I'm sorry things are so bad, biffa :(
If your instincts are telling you not have her home, then don't. Your job is to do the best you can for her, and at this point in time that may mean not having her home.
You can still be 'there for her no matter what' if she lives elsewhere... In fact, if she is violent and out of control, it will probably be much, much harder to be 'there for her' if she is living with you, because then you will have to put all/most of your energy into crisis-management, protecting her from harm when you're not well-equipped to do it, and self-preservation.
You keep your sanity by detaching and by looking after yourself, as brightspark says (she knows what she's talking about; she's Been There too).
Definitely get a CAMHS referral if you haven't already. But don't put all your hope into getting helpful support from mental health services. They do not seem to be very good at supporting kids - esp those who are 'acting out' rather than being depressed and/or self-harming. Most parents (including me) seem to report frustrating months or years trying and failing to get support... :( It is difficult. Counselling needs to be voluntary - you can't force a child/YP to go, and if you try, it doesn't work. And of course most/many young people, especially the angry ones, don't want to sit down and talk about themselves, or can't. I'd say still try to get your daughter some support, because it will help if you can arrange it and she will go... But don't rely on it.
No-one has mentioned drugs yet, so I will. Sorry. If she is living in a children's home and already using alcohol, then it is extremely likely that she is also using skunk (a strong, modified form of cannabis ). It is very easy to get hold of, and will definitely be available from other kids in the home. It is a powerful mood-altering drug - it dis-inhibits users so they can't control themselves, and causes aggression in many and even psychosis in some :(
It is very hard to stop kids from using skunk once they get into it, because it is so widely available, but she is so young that even if she has started she can't have been using it long, so I would definitely say it's worth a try. Its long-term effects can be so damaging that it may be the strongest argument for getting her out of care, where she will certainly have easy access to it... But of course there are no guarantees you'd be able to stop her either.
As for 'what to do', this is the difficult, heart-breaking thing, because there is so little you can do. When people talk about their older teens (14/15+) I tend to say "You can't control them; they have to control themselves". But that doesn't sound right for a 12 year old, because of course they can't control themselves properly. I really feel for you.
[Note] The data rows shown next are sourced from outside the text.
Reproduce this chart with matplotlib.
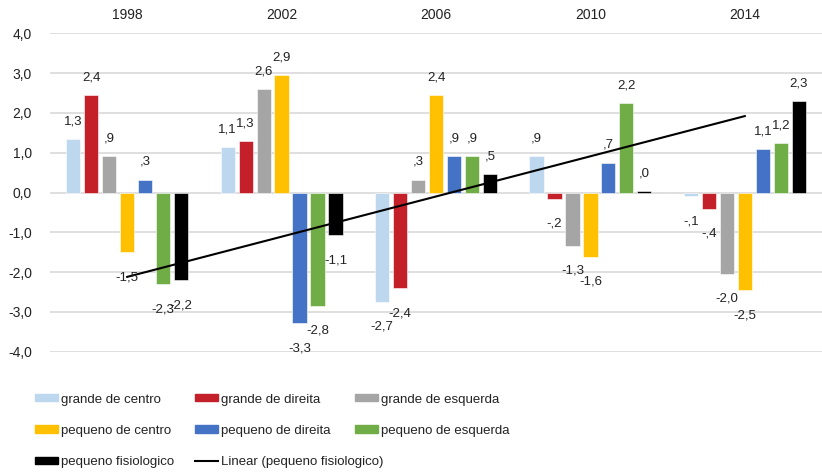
import matplotlib.pyplot as plt
import matplotlib.patches as mpatches
import matplotlib.lines as mlines
import numpy as np


###Data
years = ['1998', '2002', '2006', '2010', '2014']
series_names = ['grande de centro', 'grande de direita', 'grande de esquerda',
                'pequeno de centro', 'pequeno de direita', 'pequeno de esquerda',
                'pequeno fisiologico']
grande_centro = [1.34, 1.14, -2.74, 0.91, -0.10]
grande_direita = [2.44, 1.29, -2.41, -0.16, -0.41]
grande_esquerda = [0.91, 2.59, 0.32, -1.34, -2.04]
pequeno_centro = [-1.50, 2.94, 2.44, -1.61, -2.46]
pequeno_direita = [0.32, -3.28, 0.91, 0.74, 1.09]
pequeno_esquerda = [-2.31, -2.84, 0.91, 2.24, 1.24]
pequeno_fisiologico = [-2.21, -1.07, 0.46, 0.03, 2.29]
###Data end

###Adjustments
colors = ['#BDD7EE', '#C3202A', '#A5A5A5', '#FFC000', '#4472C4', '#70AD47', '#000000']
bar_pitch = 0.1165
bar_width = 0.092
font = 'Liberation Sans'
text_color = '#222222'
###Adjustments end

values = [grande_centro, grande_direita, grande_esquerda, pequeno_centro,
          pequeno_direita, pequeno_esquerda, pequeno_fisiologico]


def fmt(v):
    s = '%.1f' % v
    if s.startswith('0.'):
        s = s[1:]
    elif s.startswith('-0.'):
        s = '-' + s[2:]
    if s == '-.0':
        s = '.0'
    return s.replace('.', ',')


fig = plt.figure(figsize=(8.22, 4.72), dpi=100)
ax = fig.add_axes([50 / 822, 1 - 351.7 / 472, 1 - 50 / 822, (351.7 - 33.3) / 472])

x = np.arange(len(years))
handles = []
for i, (name, vals) in enumerate(zip(series_names, values)):
    pos = x + (i - 3) * bar_pitch
    ax.bar(pos, vals, width=bar_width, color=colors[i], label=name,
           edgecolor='white', linewidth=0.4, zorder=2)
    handles.append(mpatches.Patch(color=colors[i], label=name))
    for p, v in zip(pos, vals):
        off = 13 if v >= 0 else -18
        ax.annotate(fmt(v), (p, v), xytext=(0, off), textcoords='offset points',
                    ha='center', va='center', fontsize=9.5, family=font,
                    color=text_color, zorder=4)

# linear trendline of pequeno fisiologico
coef = np.polyfit(x, pequeno_fisiologico, 1)
ax.plot(x, np.polyval(coef, x), color='black', linewidth=1.5, zorder=3)
trend = mlines.Line2D([], [], color='black', linewidth=1.5,
                      label='Linear (pequeno fisiologico)')

ax.set_xlim(-0.5, len(years) - 0.5)
ax.set_ylim(-4, 4)
yt = np.arange(-4, 5, 1)
ax.set_yticks(yt)
ax.set_yticklabels([('%.1f' % t).replace('.', ',') for t in yt],
                   fontsize=10, family=font, color=text_color)
ax.set_xticks(x)
ax.set_xticklabels(years, fontsize=10, family=font, color=text_color)
ax.xaxis.tick_top()
ax.tick_params(axis='x', length=0, pad=8)
ax.tick_params(axis='y', length=0, pad=13)
ax.grid(True, axis='y', color='#D9D9D9', linewidth=1.2, zorder=0)
ax.set_axisbelow(True)
for s in ax.spines.values():
    s.set_visible(False)

# legend, three evenly spaced columns like the original
columns = [[handles[0], handles[3], handles[6]],
           [handles[1], handles[4], trend],
           [handles[2], handles[5]]]
col_x = [28 / 822, 188 / 822, 348 / 822]
for cx, col in zip(col_x, columns):
    leg = fig.legend(handles=col, loc='upper left', bbox_to_anchor=(cx, 1 - 387 / 472),
                     frameon=False, handlelength=1.8, handleheight=0.45,
                     handletextpad=0.2, labelspacing=1.45, borderpad=0,
                     prop={'family': font, 'size': 9.5})
    for t in leg.get_texts():
        t.set_color(text_color)

fig.savefig('out.png', dpi=100)
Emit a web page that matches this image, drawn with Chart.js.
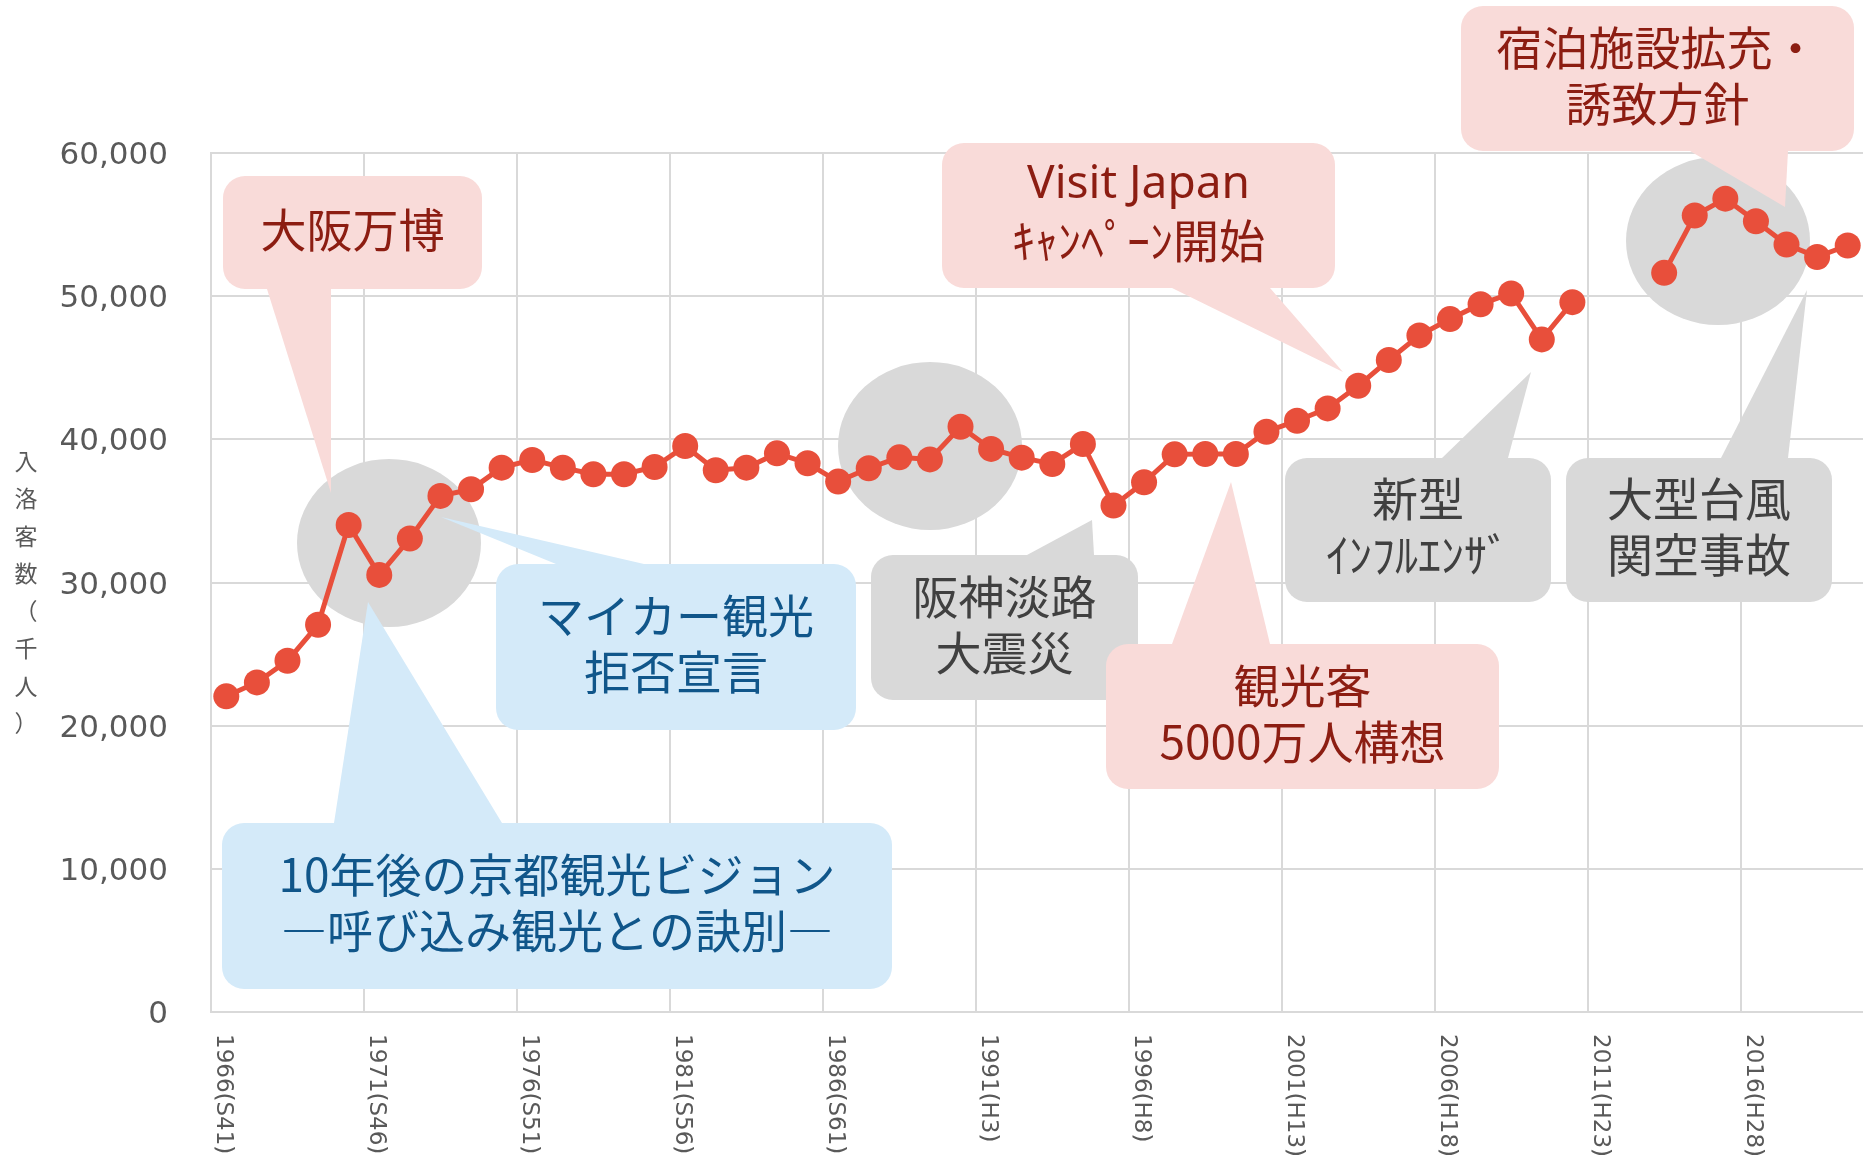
<!DOCTYPE html>
<html lang="ja">
<head>
<meta charset="utf-8">
<title>入洛客数の推移</title>
<script src="https://cdn.jsdelivr.net/npm/chart.js@4.4.1/dist/chart.umd.min.js"></script>
<style>
  html, body { margin: 0; padding: 0; background: #fff; }
  #wrap { width: 1863px; height: 1157px; }
</style>
</head>
<body>
<div id="wrap"><canvas id="myChart" width="1863" height="1157"></canvas></div>
<script>
// 年（カテゴリ）
let years = [
  '1966', '1967', '1968', '1969', '1970', '1971', '1972', '1973', '1974', '1975',
  '1976', '1977', '1978', '1979', '1980', '1981', '1982', '1983', '1984', '1985',
  '1986', '1987', '1988', '1989', '1990', '1991', '1992', '1993', '1994', '1995',
  '1996', '1997', '1998', '1999', '2000', '2001', '2002', '2003', '2004', '2005',
  '2006', '2007', '2008', '2009', '2010', '2011', '2012', '2013', '2014', '2015',
  '2016', '2017', '2018', '2019'
];

// 入洛客数（千人） 2011, 2012 は空白
let visitors = [
  22050, 23020, 24530, 27050, 34020, 30530, 33070, 36050, 36510, 38020,
  38560, 38020, 37560, 37560, 38070, 39530, 37840, 38020, 39020, 38330,
  37050, 37980, 38740, 38600, 40880, 39330, 38720, 38280, 39670, 35370,
  37000, 38950, 38980, 38980, 40530, 41300, 42160, 43740, 45540, 47260,
  48400, 49440, 50190, 46980, 49580, null, null, 51630, 55630, 56810,
  55230, 53610, 52740, 53540
];

let tickLabels = [
  '1966(S41)', '1971(S46)', '1976(S51)', '1981(S56)', '1986(S61)', '1991(H3)',
  '1996(H8)', '2001(H13)', '2006(H18)', '2011(H23)', '2016(H28)'
];

let yTitle = '入洛客数（千人）';

let noteTexts = [
  ['大阪万博'],
  ['マイカー観光', '拒否宣言'],
  ['10年後の京都観光ビジョン', '―呼び込み観光との訣別―'],
  ['阪神淡路', '大震災'],
  ['観光客', '5000万人構想'],
  ['Visit Japan', 'ｷｬﾝﾍﾟｰﾝ開始'],
  ['新型', 'ｲﾝﾌﾙｴﾝｻﾞ'],
  ['大型台風', '関空事故'],
  ['宿泊施設拡充・', '誘致方針']
];

// layout of the callouts (px)
let noteBoxes = [
  { x: 223, y: 176, w: 259, h: 113, tone: 'pink', ptr: [[267, 289], [331, 289], [331, 493]] },
  { x: 496, y: 564, w: 360, h: 166, tone: 'blue', ptr: [[556, 564], [644, 564], [441, 517]] },
  { x: 222, y: 823, w: 670, h: 166, tone: 'blue', ptr: [[334, 823], [502, 823], [368, 602]] },
  { x: 871, y: 555, w: 267, h: 145, tone: 'gray', ptr: [[1027, 555], [1094, 555], [1092, 520]] },
  { x: 1106, y: 644, w: 393, h: 145, tone: 'pink', ptr: [[1172, 644], [1270, 644], [1231, 482]] },
  { x: 942, y: 143, w: 393, h: 145, tone: 'pink', ptr: [[1172, 288], [1270, 288], [1343, 372]] },
  { x: 1285, y: 458, w: 266, h: 144, tone: 'gray', ptr: [[1442, 458], [1508, 458], [1531, 372]] },
  { x: 1566, y: 458, w: 266, h: 144, tone: 'gray', ptr: [[1721, 458], [1788, 458], [1807, 290]] },
  { x: 1461, y: 6, w: 393, h: 145, tone: 'pink', ptr: [[1690, 151], [1788, 151], [1785, 207]] }
];

let circles = [
  { x: 389, y: 543, rx: 92, ry: 84 },
  { x: 930, y: 446, rx: 92, ry: 84 },
  { x: 1718, y: 241, rx: 92, ry: 84 }
];

const tones = {
  pink: { fill: '#f9dbd9', text: '#8c1d12' },
  blue: { fill: '#d4eaf9', text: '#10568a' },
  gray: { fill: '#d9d9d9', text: '#404040' }
};

function roundBox(ctx, x, y, w, h, r) {
  ctx.beginPath();
  ctx.moveTo(x + r, y);
  ctx.arcTo(x + w, y, x + w, y + h, r);
  ctx.arcTo(x + w, y + h, x, y + h, r);
  ctx.arcTo(x, y + h, x, y, r);
  ctx.arcTo(x, y, x + w, y, r);
  ctx.closePath();
}

const decorations = {
  id: 'decorations',
  beforeDatasetsDraw(chart) {
    const ctx = chart.ctx;
    ctx.save();
    ctx.fillStyle = '#d9d9d9';
    circles.forEach(c => {
      ctx.beginPath();
      ctx.ellipse(c.x, c.y, c.rx, c.ry, 0, 0, Math.PI * 2);
      ctx.fill();
    });

    noteBoxes.forEach((b, i) => {
      const tone = tones[b.tone];
      ctx.fillStyle = tone.fill;
      ctx.beginPath();
      ctx.moveTo(b.ptr[0][0], b.ptr[0][1]);
      ctx.lineTo(b.ptr[1][0], b.ptr[1][1]);
      ctx.lineTo(b.ptr[2][0], b.ptr[2][1]);
      ctx.closePath();
      ctx.fill();
      roundBox(ctx, b.x, b.y, b.w, b.h, 22);
      ctx.fill();

      const lines = noteTexts[i];
      const lh = 56;
      const cx = b.x + b.w / 2;
      const cy = b.y + b.h / 2 - 3;
      ctx.fillStyle = tone.text;
      ctx.textAlign = 'center';
      ctx.textBaseline = 'middle';
      lines.forEach((t, k) => {
        const ty = cy + (k - (lines.length - 1) / 2) * lh;
        if (/^[A-Za-z ]+$/.test(t)) {
          ctx.font = '46px "Noto Sans", "Noto Sans CJK JP", sans-serif';
        } else {
          ctx.font = '46px "Noto Sans CJK JP", sans-serif';
        }
        ctx.fillText(t, cx, ty);
      });
    });
    ctx.restore();
  },
  afterDraw(chart) {
    const ctx = chart.ctx;
    const xs = chart.scales.x;
    ctx.save();
    // x tick labels, reading top to bottom
    ctx.fillStyle = '#595959';
    ctx.font = '23px "DejaVu Sans", sans-serif';
    ctx.textAlign = 'left';
    ctx.textBaseline = 'middle';
    tickLabels.forEach(lbl => {
      const idx = years.indexOf(lbl.slice(0, 4));
      const px = xs.getPixelForValue(idx) - 3;
      ctx.save();
      ctx.translate(px, chart.chartArea.bottom + 22);
      ctx.rotate(Math.PI / 2);
      ctx.fillText(lbl, 0, 0);
      ctx.restore();
    });

    // y axis title, stacked characters
    ctx.font = '23px "Noto Sans CJK JP", sans-serif';
    ctx.textAlign = 'center';
    Array.from(yTitle).forEach((ch, k) => {
      ctx.fillText(ch, 26, 461 + k * 37.5);
    });
    ctx.restore();
  }
};

let ctx = document.getElementById('myChart').getContext('2d');
new Chart(ctx, {
  type: 'line',
  data: {
    labels: years,
    datasets: [{
      label: '入洛客数',
      data: visitors,
      borderColor: '#e84f3b',
      backgroundColor: '#e84f3b',
      borderWidth: 5,
      pointRadius: 13,
      pointBorderWidth: 0,
      pointBackgroundColor: '#e84f3b',
      spanGaps: false,
      tension: 0
    }]
  },
  options: {
    responsive: false,
    animation: false,
    devicePixelRatio: 1,
    layout: { autoPadding: false, padding: { top: 153, left: 0, right: 0, bottom: 0 } },
    plugins: {
      legend: { display: false },
      tooltip: { enabled: false }
    },
    scales: {
      x: {
        type: 'category',
        offset: true,
        ticks: { display: false, autoSkip: false },
        grid: {
          offset: true,
          drawTicks: false,
          lineWidth: 2,
          color: c => (c.index % 5 === 0 ? '#d9d9d9' : 'rgba(0,0,0,0)')
        },
        border: { color: '#d9d9d9', width: 2 },
        afterFit: s => { s.height = 145; }
      },
      y: {
        min: 0,
        max: 60000,
        ticks: {
          stepSize: 10000,
          padding: 43,
          labelOffset: 3,
          color: '#595959',
          font: { family: 'DejaVu Sans', size: 31 },
          callback: v => v.toLocaleString('en-US')
        },
        grid: { color: '#d9d9d9', lineWidth: 2, drawTicks: false },
        border: { color: '#d9d9d9', width: 2 },
        afterFit: s => { s.width = 211; }
      }
    }
  },
  plugins: [decorations]
});
</script>
</body>
</html>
I would say though, that punishment doesn't ever seem to work - not for my DS and not for other kids I know or have heard about. Whether or not she is psychologically ill, it is clear that your daughter is really struggling with life. She is probably feeling out-of-control. Her behaviour is awful, but it doesn't sound like she's doing it 'deliberately' - it sounds like she can't stop herself. I don't think punishments/sanctions actually help or work with kids like your DD (and my DS) - they just add to the anger and the feelings of powerlessness.
I think incentives work much better, especially very short-term ones that build up to something bigger. Focus on and reward the positive behaviour you want, not the negative. When my son stopped going to school, what worked to get him back was paying him: £2/day if he went, with a bonus if he finished first a week, then a fortnight, then a whole half-term. If you can find something your daughter wants, I would suggest rewarding her with it: "We will give you X for every day you keep calm, and XXX if you manage a whole week staying calm". IMO it is very important to make the rewards achievable - make sure you set the 'threshold' for some rewards low, so she actually succeeds. She needs to feel what success feels like: IME, many/most kids who go off the rails seem to only know or remember what failure feels like :( Then gradually 'raise the threshold' so she has to try a bit harder to succeed, but not so hard that she starts failing again... It's a bit like limbo dancing
... It's a difficult balance... The idea is to make her 'remember' that re-engaging and behaving decently actually feels better than disengaging or behaving badly.